Furan-based co-polyesters with enhanced thermal properties: poly(1,4-butylene-co-1,4-cyclohexanedimethylene-2,5-furandicarboxylic acid)

Abstract

New co-polyesters of poly(butylene-co-1,4-cyclohexanedimethylene-2,5-furandicarboxylic acid) (PBCFs) were synthesized from 2,5-furandicarboxylic acid (FDCA), 1,4-butanediol (BDO) and 1,4-cyclohexanedimethanol (CHDM) via a two-step esterification–polycondensation procedure. The structure of the synthesized polymers were characterized by ¹H NMR, and the characterization results revealed that the co-polymers had triad components in a random sequential structure. The average sequence length and monomer percentages in the co-polymer could be adjusted by changing the feed molar ratio of BDO to CHDM, however, the easy removal of BDO during the polycondensation procedure facilitates the formation of long chain links containing CHDM units. Co-polyester composition could be calculated from the quantitative ¹³C NMR spectra which are well consistent with the elemental analysis results. The incorporation of CHDM units into poly(butylene-2,5-furandicarboxylate) (PBF) can significantly influence the thermal transition behavior, thermal stability and crystallinity of PBCFs.
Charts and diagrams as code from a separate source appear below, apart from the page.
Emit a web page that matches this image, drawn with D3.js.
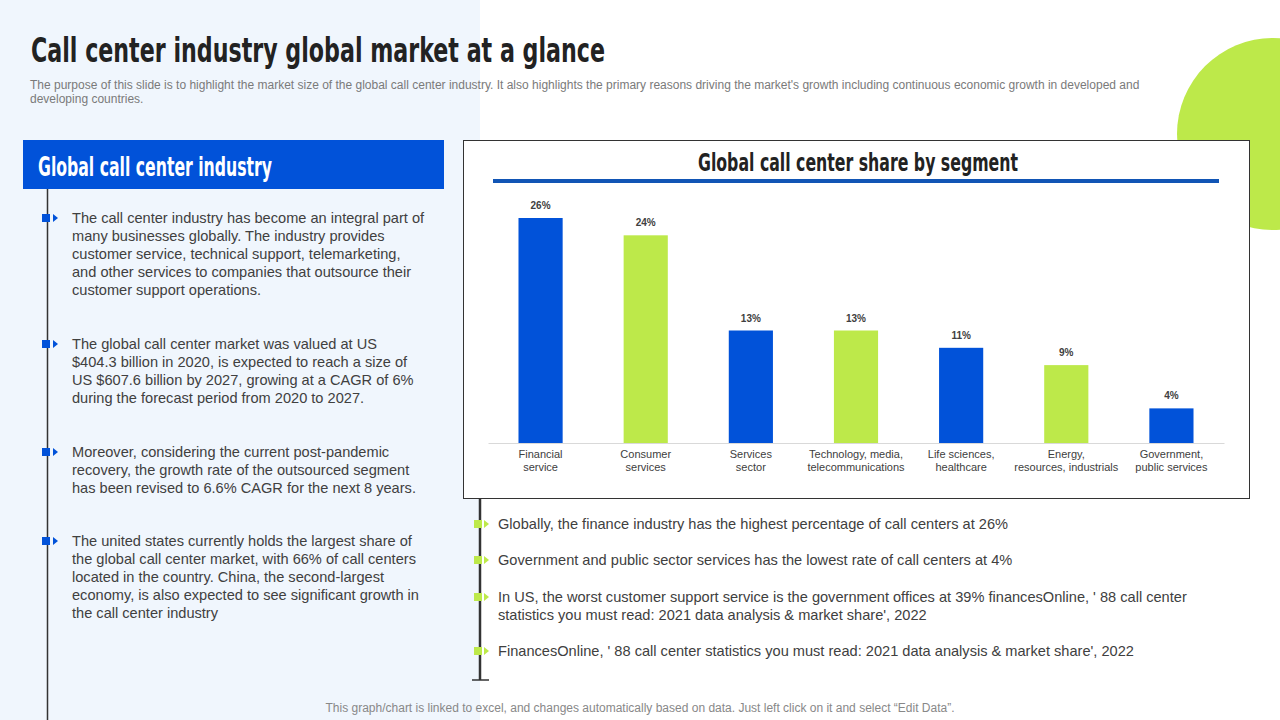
<!DOCTYPE html>
<html>
<head>
<meta charset="utf-8">
<script src="https://cdn.jsdelivr.net/npm/d3@7"></script>
<style>
  body { margin: 0; background: #fff; }
  svg { display: block; }
</style>
</head>
<body>
<div id="slide"></div>
<script>
// chart data
const segments = [
  ["Financial", "service"],
  ["Consumer", "services"],
  ["Services", "sector"],
  ["Technology, media,", "telecommunications"],
  ["Life sciences,", "healthcare"],
  ["Energy,", "resources, industrials"],
  ["Government,", "public services"]
];
const shares = [26, 24, 13, 13, 11, 9, 4];

// slide texts
const titleText = "Call center industry global market at a glance";
const subtitleLines = [
  "The purpose of this slide is to highlight the market size of the global call center industry. It also highlights the primary reasons driving the market's growth including continuous economic growth in developed and",
  "developing countries."
];
const leftHeader = "Global call center industry";
const leftParas = [
  ["The call center industry has become an integral part of", "many businesses globally.  The industry provides", "customer service, technical support, telemarketing,", "and other services to companies that outsource their", "customer support operations."],
  ["The global  call center market was valued  at US", "$404.3 billion  in 2020,  is expected to reach a size of", "US $607.6 billion  by 2027, growing at a CAGR of 6%", "during the forecast period from 2020 to 2027."],
  ["Moreover,  considering the current post-pandemic", "recovery, the growth rate of the outsourced segment", "has been revised to 6.6% CAGR for the next 8 years."],
  ["The united states currently holds the largest share of", "the global  call center market, with 66% of call centers", "located in the country. China, the second-largest", "economy, is also expected to see significant growth in", "the call center industry"]
];
const chartTitle = "Global call center share by segment";
const notes = [
  ["Globally,  the finance industry has the highest percentage of call centers at 26%"],
  ["Government and public sector services has the lowest rate of call centers at 4%"],
  ["In US, the worst customer support service is the government offices at 39% financesOnline, ' 88 call center", "statistics you must read: 2021 data analysis & market share', 2022"],
  ["FinancesOnline, ' 88 call center statistics you must read: 2021 data analysis & market share', 2022"]
];
const footer = "This graph/chart is linked to excel,  and changes automatically based on data. Just left click on it and select \u201CEdit Data\u201D.";

const BLUE = "#0152d9", GREEN = "#bde94a", TEXT = "#404040";
const COND = "'DejaVu Sans Condensed', 'DejaVu Sans', sans-serif";
const BODY = "'Liberation Sans', Arial, sans-serif";

const svg = d3.select("#slide").append("svg")
  .attr("width", 1280).attr("height", 720);

// backgrounds
svg.append("rect").attr("width", 1280).attr("height", 720).attr("fill", "#fff");
svg.append("rect").attr("width", 480).attr("height", 720).attr("fill", "#f0f6fd");
svg.append("circle").attr("cx", 1273).attr("cy", 134).attr("r", 96).attr("fill", GREEN);

// fit condensed headline text to a width
function fitText(sel, w) {
  sel.attr("textLength", w).attr("lengthAdjust", "spacingAndGlyphs");
}

// title
svg.append("text").attr("x", 31).attr("y", 62)
  .attr("font-family", COND).attr("font-weight", "bold").attr("font-size", 34)
  .attr("fill", "#222").text(titleText).call(fitText, 574);

svg.selectAll(".sub").data(subtitleLines).enter().append("text")
  .attr("x", 30).attr("y", (d, i) => 89 + i * 14)
  .attr("font-family", BODY).attr("font-size", 12).attr("fill", "#7a7a7a")
  .text(d => d);

// left panel
svg.append("rect").attr("x", 23).attr("y", 140).attr("width", 421).attr("height", 49).attr("fill", BLUE);
svg.append("text").attr("x", 38).attr("y", 176)
  .attr("font-family", COND).attr("font-weight", "bold").attr("font-size", 26)
  .attr("fill", "#fff").text(leftHeader).call(fitText, 234);

svg.append("line").attr("x1", 47.5).attr("x2", 47.5).attr("y1", 189).attr("y2", 720)
  .attr("stroke", "#333").attr("stroke-width", 1.5);

const paraTops = [218, 344, 452, 541];
leftParas.forEach((lines, p) => {
  const y0 = paraTops[p];
  svg.append("rect").attr("x", 42).attr("y", y0 - 4).attr("width", 8).attr("height", 8).attr("fill", BLUE);
  svg.append("path").attr("d", `M53,${y0 - 4}L58,${y0}L53,${y0 + 4}Z`).attr("fill", BLUE);
  svg.selectAll(null).data(lines).enter().append("text")
    .attr("x", 72).attr("y", (d, i) => y0 + 5 + i * 18)
    .attr("font-family", BODY).attr("font-size", 14.6).attr("fill", TEXT)
    .text(d => d);
});

// chart box
svg.append("rect").attr("x", 463.5).attr("y", 140.5).attr("width", 786).attr("height", 358)
  .attr("fill", "#fff").attr("stroke", "#333").attr("stroke-width", 1);
svg.append("text").attr("x", 858).attr("y", 171).attr("text-anchor", "middle")
  .attr("font-family", COND).attr("font-weight", "bold").attr("font-size", 24)
  .attr("fill", "#222").text(chartTitle).call(fitText, 320);
svg.append("rect").attr("x", 493).attr("y", 179).attr("width", 726).attr("height", 4).attr("fill", "#1155b5");

const x = d3.scaleBand().domain(d3.range(segments.length)).range([488, 1224]).paddingInner(0.58).paddingOuter(0.29);
const y = d3.scaleLinear().domain([0, 26]).range([443, 218]);

const plot = svg.append("g");
plot.selectAll(".bar").data(shares).enter().append("rect")
  .attr("x", (d, i) => x(i)).attr("width", x.bandwidth())
  .attr("y", d => y(d)).attr("height", d => y(0) - y(d))
  .attr("fill", (d, i) => i % 2 === 0 ? BLUE : GREEN);

plot.selectAll(".lbl").data(shares).enter().append("text")
  .attr("x", (d, i) => x(i) + x.bandwidth() / 2).attr("y", d => y(d) - 9)
  .attr("text-anchor", "middle").attr("font-family", BODY).attr("font-weight", "bold")
  .attr("font-size", 10).attr("fill", TEXT).text(d => d + "%");

const xAxis = plot.append("g").attr("transform", "translate(0,443)")
  .call(d3.axisBottom(x).tickSize(0).tickFormat(""));
xAxis.select(".domain").attr("stroke", "#d9d9d9");

segments.forEach((lines, i) => {
  plot.selectAll(null).data(lines).enter().append("text")
    .attr("x", x(i) + x.bandwidth() / 2).attr("y", (d, k) => 458 + k * 13)
    .attr("text-anchor", "middle").attr("font-family", BODY).attr("font-size", 11)
    .attr("fill", TEXT).text(d => d);
});

// notes under chart
svg.append("line").attr("x1", 480).attr("x2", 480).attr("y1", 498).attr("y2", 680)
  .attr("stroke", "#333").attr("stroke-width", 2.5);
svg.append("line").attr("x1", 472).attr("x2", 489).attr("y1", 680).attr("y2", 680)
  .attr("stroke", "#333").attr("stroke-width", 1.5);

const noteTops = [524, 560, 597, 651];
notes.forEach((lines, n) => {
  const y0 = noteTops[n];
  svg.append("rect").attr("x", 474).attr("y", y0 - 4).attr("width", 8).attr("height", 8).attr("fill", GREEN);
  svg.append("path").attr("d", `M484,${y0 - 4}L489,${y0}L484,${y0 + 4}Z`).attr("fill", GREEN);
  svg.selectAll(null).data(lines).enter().append("text")
    .attr("x", 498).attr("y", (d, i) => y0 + 5 + i * 18)
    .attr("font-family", BODY).attr("font-size", 14.6).attr("fill", TEXT)
    .text(d => d);
});

svg.append("text").attr("x", 640).attr("y", 712).attr("text-anchor", "middle")
  .attr("font-family", BODY).attr("font-size", 12).attr("fill", "#888").text(footer);
</script>
</body>
</html>
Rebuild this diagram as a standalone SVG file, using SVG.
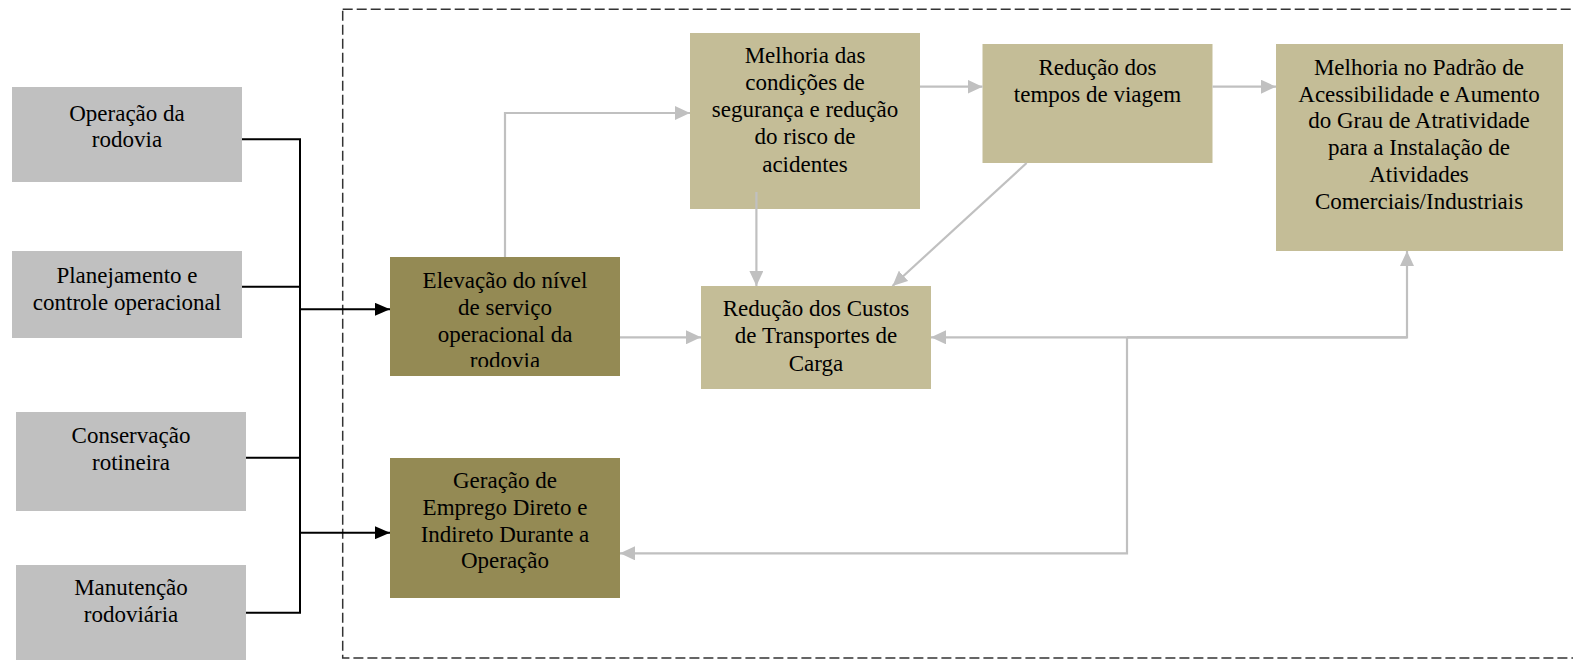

PBCFs showed T_g monotonously increasing with CHDM content, and the characterized T_g by DSC method is consistent with the calculated value from the Fox equation. As the molar percent of CHDM unit in co-polymers increases from 20 to 70%, T_g changes from 45.7 to 74.4 °C, T_m from 140.1 to 251.9 °C and decomposition temperature from 380.6 to 388.0 °C. XRD results indicated that the crystallinity and crystal structure of the polyester was significantly changed by CHDM incorporation. When the content of CF units increases to 31%, PBC₃₁F is almost amorphous and it is difficult to form long regular segments to form micro-crystals, and this co-polymer shows neither cold-crystallization nor melting behavior. However, multiple melting behaviors are observed in the DSC heating traces of PBC₅₂F, PBC₆₁F, PBC₇₀F and PCF with a shoulder peak on the side of the main melting peak because of partial melting–recrystallization and final melting process taking place successively during the heating scan.